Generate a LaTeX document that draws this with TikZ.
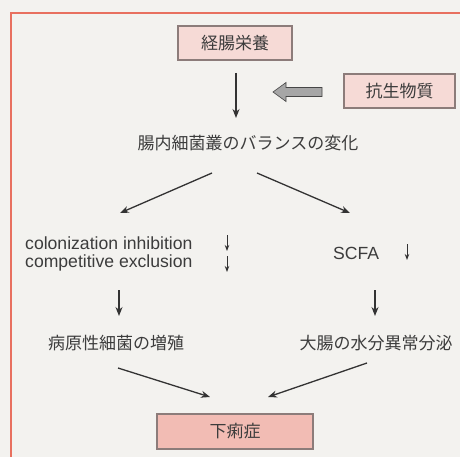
\documentclass[tikz,border=0pt]{standalone}
\usepackage{fontspec}
\setmainfont{Liberation Sans}
\newfontfamily\jp{Noto Sans CJK JP}
\usetikzlibrary{arrows.meta}
\definecolor{bg}{HTML}{F3F2EF}
\definecolor{frame}{HTML}{E8705F}
\definecolor{boxlight}{HTML}{F6DAD6}
\definecolor{boxdark}{HTML}{F2BCB4}
\definecolor{boxline}{HTML}{8C7C7A}
\definecolor{txt}{HTML}{3C3C3C}
\definecolor{arr}{HTML}{333333}
\tikzset{
  jptext/.style={font=\jp\fontsize{17}{19}\selectfont, text=txt, inner sep=0pt},
  entext/.style={font=\fontsize{17.6}{19}\selectfont, text=txt, inner sep=0pt, anchor=west},
  pinkbox/.style={draw=boxline, line width=1.2pt, fill=boxlight},
  darkbox/.style={draw=boxline, line width=1.2pt, fill=boxdark},
  flow/.style={draw=arr, line width=1.3pt, -{Stealth[length=9pt,width=7pt]}},
  small/.style={draw=arr, line width=1pt, -{Stealth[length=6pt,width=4.5pt]}},
}
\begin{document}
\begin{tikzpicture}[x=1pt,y=-1pt]
\fill[bg] (0,0) rectangle (460,457);
\useasboundingbox (0,0) rectangle (460,457);
\draw[frame, line width=1.8pt] (11,457) -- (11,13) -- (460,13);
% boxes
\draw[pinkbox] (178,26) rectangle (292,60);
\node[jptext] (a) at (235,43) {経腸栄養};
\draw[pinkbox] (344,74) rectangle (455,108);
\node[jptext] (b) at (399.5,91) {抗生物質};
\draw[darkbox] (157,414) rectangle (313,449);
\node[jptext] (z) at (235,431.5) {下痢症};
% coordinates
\coordinate (a1) at (236,73);
\coordinate (c0) at (236,118);
\node[jptext] (c) at (248,143) {腸内細菌叢のバランスの変化};
% gray fat arrow
\fill[gray!70, draw=gray!55!black, line width=0.6pt]
  (322,87.5) -- (286,87.5) -- (286,82.5) -- (273,92) -- (286,101.5) -- (286,96.5) -- (322,96.5) -- cycle;
\draw[flow] (a1) -- (c0);
% split
\coordinate (c1) at (212,173);
\coordinate (c2) at (257,173);
\coordinate (l0) at (120,213);
\coordinate (r0) at (350,213);
\draw[flow] (c1) -- (l0);
\draw[flow] (c2) -- (r0);
\node[entext] (ci) at (25,243) {colonization inhibition};
\node[entext] (ce) at (25,263) {competitive exclusion};
\node[entext] (sc) at (333,253) {SCFA};
\coordinate (d1a) at (227,235); \coordinate (d1b) at (227,251);
\coordinate (d2a) at (227,256); \coordinate (d2b) at (227,272);
\coordinate (d3a) at (407,244); \coordinate (d3b) at (407,260);
\draw[small] (d1a) -- (d1b);
\draw[small] (d2a) -- (d2b);
\draw[small] (d3a) -- (d3b);
% down arrows
\coordinate (l1) at (119,290); \coordinate (l2) at (119,316);
\coordinate (r1) at (375,290); \coordinate (r2) at (375,316);
\draw[flow] (l1) -- (l2);
\draw[flow] (r1) -- (r2);
\node[jptext] (p) at (116,343) {病原性細菌の増殖};
\node[jptext] (w) at (376,343) {大腸の水分異常分泌};
\coordinate (p1) at (118,368); \coordinate (p2) at (210,397);
\coordinate (w1) at (367,363); \coordinate (w2) at (268,397);
\draw[flow] (p1) -- (p2);
\draw[flow] (w1) -- (w2);
\end{tikzpicture}
\end{document}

_TASK DETAILS_: Repeat the data exactly, dropping every picture it holds.

_EXERCISE ANSWER_:
Generate a LaTeX document that draws this with TikZ.
\documentclass[tikz,border=0pt]{standalone}
\usepackage{fontspec}
\setmainfont{Liberation Sans}
\newfontfamily\jp{Noto Sans CJK JP}
\usetikzlibrary{arrows.meta}
\definecolor{bg}{HTML}{F3F2EF}
\definecolor{frame}{HTML}{E8705F}
\definecolor{boxlight}{HTML}{F6DAD6}
\definecolor{boxdark}{HTML}{F2BCB4}
\definecolor{boxline}{HTML}{8C7C7A}
\definecolor{txt}{HTML}{3C3C3C}
\definecolor{arr}{HTML}{333333}
\tikzset{
  jptext/.style={font=\jp\fontsize{17}{19}\selectfont, text=txt, inner sep=0pt},
  entext/.style={font=\fontsize{17.6}{19}\selectfont, text=txt, inner sep=0pt, anchor=west},
  pinkbox/.style={draw=boxline, line width=1.2pt, fill=boxlight},
  darkbox/.style={draw=boxline, line width=1.2pt, fill=boxdark},
  flow/.style={draw=arr, line width=1.3pt, -{Stealth[length=9pt,width=7pt]}},
  small/.style={draw=arr, line width=1pt, -{Stealth[length=6pt,width=4.5pt]}},
}
\begin{document}
\begin{tikzpicture}[x=1pt,y=-1pt]
\fill[bg] (0,0) rectangle (460,457);
\useasboundingbox (0,0) rectangle (460,457);
\draw[frame, line width=1.8pt] (11,457) -- (11,13) -- (460,13);
% boxes
\draw[pinkbox] (178,26) rectangle (292,60);
\node[jptext] (a) at (235,43) {経腸栄養};
\draw[pinkbox] (344,74) rectangle (455,108);
\node[jptext] (b) at (399.5,91) {抗生物質};
\draw[darkbox] (157,414) rectangle (313,449);
\node[jptext] (z) at (235,431.5) {下痢症};
% coordinates
\coordinate (a1) at (236,73);
\coordinate (c0) at (236,118);
\node[jptext] (c) at (248,143) {腸内細菌叢のバランスの変化};
% gray fat arrow
\fill[gray!70, draw=gray!55!black, line width=0.6pt]
  (322,87.5) -- (286,87.5) -- (286,82.5) -- (273,92) -- (286,101.5) -- (286,96.5) -- (322,96.5) -- cycle;
\draw[flow] (a1) -- (c0);
% split
\coordinate (c1) at (212,173);
\coordinate (c2) at (257,173);
\coordinate (l0) at (120,213);
\coordinate (r0) at (350,213);
\draw[flow] (c1) -- (l0);
\draw[flow] (c2) -- (r0);
\node[entext] (ci) at (25,243) {colonization inhibition};
\node[entext] (ce) at (25,263) {competitive exclusion};
\node[entext] (sc) at (333,253) {SCFA};
\coordinate (d1a) at (227,235); \coordinate (d1b) at (227,251);
\coordinate (d2a) at (227,256); \coordinate (d2b) at (227,272);
\coordinate (d3a) at (407,244); \coordinate (d3b) at (407,260);
\draw[small] (d1a) -- (d1b);
\draw[small] (d2a) -- (d2b);
\draw[small] (d3a) -- (d3b);
% down arrows
\coordinate (l1) at (119,290); \coordinate (l2) at (119,316);
\coordinate (r1) at (375,290); \coordinate (r2) at (375,316);
\draw[flow] (l1) -- (l2);
\draw[flow] (r1) -- (r2);
\node[jptext] (p) at (116,343) {病原性細菌の増殖};
\node[jptext] (w) at (376,343) {大腸の水分異常分泌};
\coordinate (p1) at (118,368); \coordinate (p2) at (210,397);
\coordinate (w1) at (367,363); \coordinate (w2) at (268,397);
\draw[flow] (p1) -- (p2);
\draw[flow] (w1) -- (w2);
\end{tikzpicture}
\end{document}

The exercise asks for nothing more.